THE PROBLEM: Print exactly the lines from the first one down to the line that contains "import plotly.graph_objects as go", both included, and skip the pictures.

PROVIDED MATERIAL:
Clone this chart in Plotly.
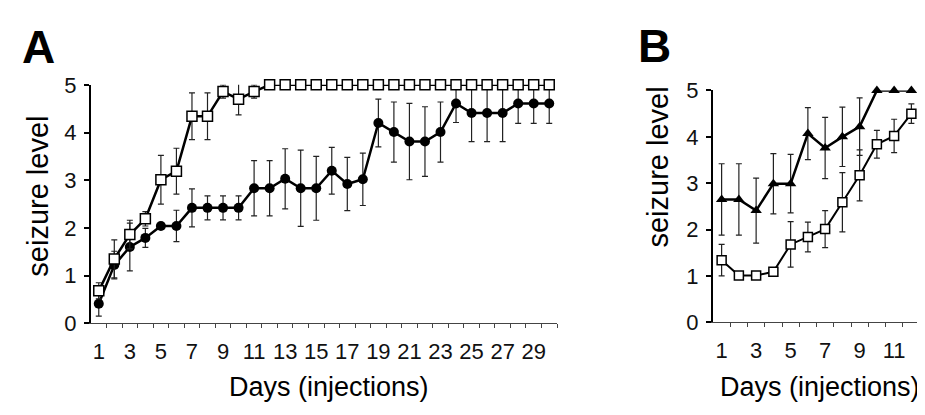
import plotly.graph_objects as go

# ---------------- data ----------------
days_a = [1, 2, 3, 4, 5, 6, 7, 8, 9, 10, 11, 12, 13, 14, 15,
          16, 17, 18, 19, 20, 21, 22, 23, 24, 25, 26, 27, 28, 29, 30]
a_circle = [0.41, 1.22, 1.60, 1.79, 2.04, 2.04, 2.42, 2.42, 2.42, 2.42,
            2.83, 2.83, 3.03, 2.83, 2.83, 3.20, 2.92, 3.02, 4.20, 4.01,
            3.81, 3.81, 4.01, 4.61, 4.41, 4.41, 4.41, 4.61, 4.61, 4.61]
a_circle_err = [0.26, 0.29, 0.50, 0.20, 0.05, 0.33, 0.40, 0.25, 0.25, 0.25,
                0.58, 0.58, 0.63, 0.80, 0.67, 0.49, 0.56, 0.55, 0.50, 0.63,
                0.80, 0.73, 0.63, 0.40, 0.60, 0.60, 0.60, 0.42, 0.42, 0.42]
a_square = [0.68, 1.35, 1.86, 2.19, 3.01, 3.19, 4.34, 4.34, 4.86, 4.70,
            4.86, 5.00, 5.00, 5.00, 5.00, 5.00, 5.00, 5.00, 5.00, 5.00,
            5.00, 5.00, 5.00, 5.00, 5.00, 5.00, 5.00, 5.00, 5.00, 5.00]
a_square_err = [0.17, 0.40, 0.30, 0.15, 0.51, 0.48, 0.49, 0.49, 0.14, 0.33,
                0.14, 0, 0, 0, 0, 0, 0, 0, 0, 0,
                0, 0, 0, 0, 0, 0, 0, 0, 0, 0]

days_b = [1, 2, 3, 4, 5, 6, 7, 8, 9, 10, 11, 12]
b_triangle = [2.65, 2.65, 2.41, 2.99, 2.99, 4.07, 3.76, 4.00, 4.22, 5.00, 5.00, 5.00]
b_triangle_err = [0.77, 0.77, 0.70, 0.65, 0.63, 0.56, 0.66, 0.64, 0.62, 0, 0, 0]
b_square = [1.34, 1.01, 1.01, 1.09, 1.68, 1.84, 2.01, 2.59, 3.17, 3.84, 4.02, 4.50]
b_square_err = [0.34, 0, 0, 0, 0.49, 0.32, 0.40, 0.64, 0.55, 0.30, 0.36, 0.21]

xtick_vals_a = [1, 3, 5, 7, 9, 11, 13, 15, 17, 19, 21, 23, 25, 27, 29]
xtick_text_a = ["1", "3", "5", "7", "9", "11", "13", "15", "17", "19",
                "21", "23", "25", "27", "29"]
xtick_vals_b = [1, 3, 5, 7, 9, 11]
xtick_text_b = ["1", "3", "5", "7", "9", "11"]
ytick_vals = [0, 1, 2, 3, 4, 5]
ytick_text = ["0", "1", "2", "3", "4", "5"]

panel_labels = ["A", "B"]
y_title = "seizure level"
x_title = "Days (injections)"

# ---------------- style ----------------
FONT = "Arial, 'Liberation Sans', Helvetica, sans-serif"
LINE_W = 2.5
ERR = dict(type="data", thickness=1.2, width=3, color="#222")


def err(arr):
    d = dict(ERR)
    d["array"] = arr
    return d


fig = go.Figure()

# Panel A
fig.add_trace(go.Scatter(
    x=days_a, y=a_circle, mode="lines+markers", xaxis="x", yaxis="y",
    line=dict(color="black", width=LINE_W),
    marker=dict(symbol="circle", size=10, color="black"),
    error_y=err(a_circle_err), cliponaxis=False, showlegend=False))
fig.add_trace(go.Scatter(
    x=days_a, y=a_square, mode="lines+markers", xaxis="x", yaxis="y",
    line=dict(color="black", width=LINE_W),
    marker=dict(symbol="square", size=10, color="white",
                line=dict(color="black", width=1.5)),
    error_y=err(a_square_err), cliponaxis=False, showlegend=False))

# Panel B
fig.add_trace(go.Scatter(
    x=days_b, y=b_triangle, mode="lines+markers", xaxis="x2", yaxis="y2",
    line=dict(color="black", width=LINE_W),
    marker=dict(symbol="triangle-up", size=10, color="black"),
    error_y=err(b_triangle_err), cliponaxis=False, showlegend=False))
fig.add_trace(go.Scatter(
    x=days_b, y=b_square, mode="lines+markers", xaxis="x2", yaxis="y2",
    line=dict(color="black", width=2),
    marker=dict(symbol="square", size=9, color="white",
                line=dict(color="black", width=1.5)),
    error_y=err(b_square_err), cliponaxis=False, showlegend=False))

W, H = 925, 415


def px_x(p):
    return p / W


def px_y(p):
    return 1 - p / H


xaxis_common = dict(
    showgrid=False, zeroline=False, showline=True, linecolor="#444",
    linewidth=1.2, ticks="", tickfont=dict(family=FONT, size=22, color="#111"),
    ticklabelstandoff=8, tickmode="array",
)
yaxis_common = dict(
    showgrid=False, zeroline=False, showline=True, linecolor="black",
    linewidth=2.2, ticks="outside", ticklen=5, tickwidth=1.5, tickcolor="black",
    tickfont=dict(family=FONT, size=22, color="#111"), tickmode="array",
    tickvals=ytick_vals, ticktext=ytick_text, range=[0, 5],
    ticklabelstandoff=3,
)

fig.update_layout(
    width=W, height=H,
    margin=dict(l=0, r=0, t=0, b=0),
    paper_bgcolor="white", plot_bgcolor="white",
    font=dict(family=FONT, color="black"),
    xaxis=dict(xaxis_common, domain=[px_x(83), px_x(549)], range=[0.5, 30.5],
               tickvals=xtick_vals_a, ticktext=xtick_text_a, anchor="y",
               minor=dict(tickvals=[i + 0.5 for i in days_a], ticks="outside",
                          ticklen=4, tickcolor="#444", tickwidth=1)),
    yaxis=dict(yaxis_common, domain=[px_y(322.7), px_y(69)], anchor="x"),
    xaxis2=dict(xaxis_common, domain=[px_x(705), px_x(912)], range=[0.5, 12.5],
                tickvals=xtick_vals_b, ticktext=xtick_text_b, anchor="y2",
                minor=dict(tickvals=[i + 0.5 for i in days_b], ticks="outside",
                           ticklen=4, tickcolor="#444", tickwidth=1)),
    yaxis2=dict(yaxis_common, domain=[px_y(321.7), px_y(75)], anchor="x2"),
)

annotations = [
    dict(text="<b>%s</b>" % panel_labels[0], x=px_x(30), y=px_y(29), font=dict(size=46)),
    dict(text="<b>%s</b>" % panel_labels[1], x=px_x(646), y=px_y(28), font=dict(size=46)),
    dict(text=y_title, x=px_x(30), y=px_y(188), textangle=-90, font=dict(size=29)),
    dict(text=y_title, x=px_x(650), y=px_y(157), textangle=-90, font=dict(size=29)),
    dict(text=x_title, x=px_x(321), y=px_y(391), font=dict(size=27)),
    dict(text=x_title, x=px_x(812), y=px_y(391), font=dict(size=27)),
]
for a in annotations:
    a.update(xref="paper", yref="paper", showarrow=False,
             xanchor="center", yanchor="middle")
    a["font"].update(family=FONT, color="black")
fig.update_layout(annotations=annotations)

fig.write_html("out.html")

EXERCISE RESPONSE:
Clone this chart in Plotly.
import plotly.graph_objects as go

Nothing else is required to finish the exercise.